Darth has been kidnapped.
Being a Nard November 9th, 2007So Vader was kidnapped today. It looks like my pranks at work are catching up to me, swapping keys on the keyboard, changing peoples login sounds, tormenting Yoda, flipping campaign sings on the city counsel mans/webmasters car upside down. These things come at a cost. So below is the email I got from the “kidnapper” they are going under the name “JessiePutter@gmail.com feel free to email them. I have replied to them explaining that Darth has asthma and also has high blood pressure, he needs his meds. I am not sure where this will lead, but I have a few tricks up my sleeve.
“Hogan,
We have Vader and are holding him hostage. If you want to see him again follow the rules and do exactly what we tell you or kiss him good bye.

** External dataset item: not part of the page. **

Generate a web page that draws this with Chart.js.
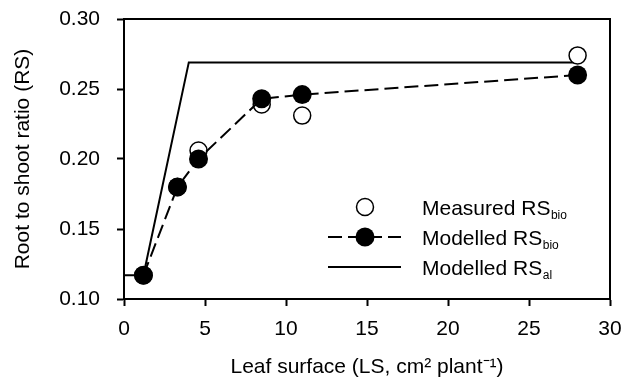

1. You have to eat a sandwich with real meat on it in front of your wife.
2. Submit your light blue Crocks in a plain grocery bag and deliver it to the training room in building G of the Herman Reagan Center.”
The Kidnapper
Now my first reaction is to take a stand and not negotiate with terrorist. That is the American way. However, I am Irish and we also do not negotiate, but we are pretty crafty with situations like these. The 1st rule is not to panic. Show no fear, that is what they want. How do you do this? Well, you have a drink, and thats what I did.
2nd, we get creative. This will require a few more drinks, but by Monday I may not have Vader back, but I will have their attention.
As of now I am in false negotiations……this is all part of my plan.
g

November 10th, 2007 at 5:01 pm
i always thought darth tater would have more menacing shoes. those look kinda orthopedic. i’m just sayin. when you get him back, look into that.
November 14th, 2007 at 11:24 am
Hogan,
We have spys every where. We now know that our plan of framing Mr. McDowell has totally worked on such a simple mind. Planting the false evidence in the drawer totally threw you off. Submit to our demands or you will receive some Vader Tater Skins in the mail as a reminder of what will happen to your little Asthmatic friend.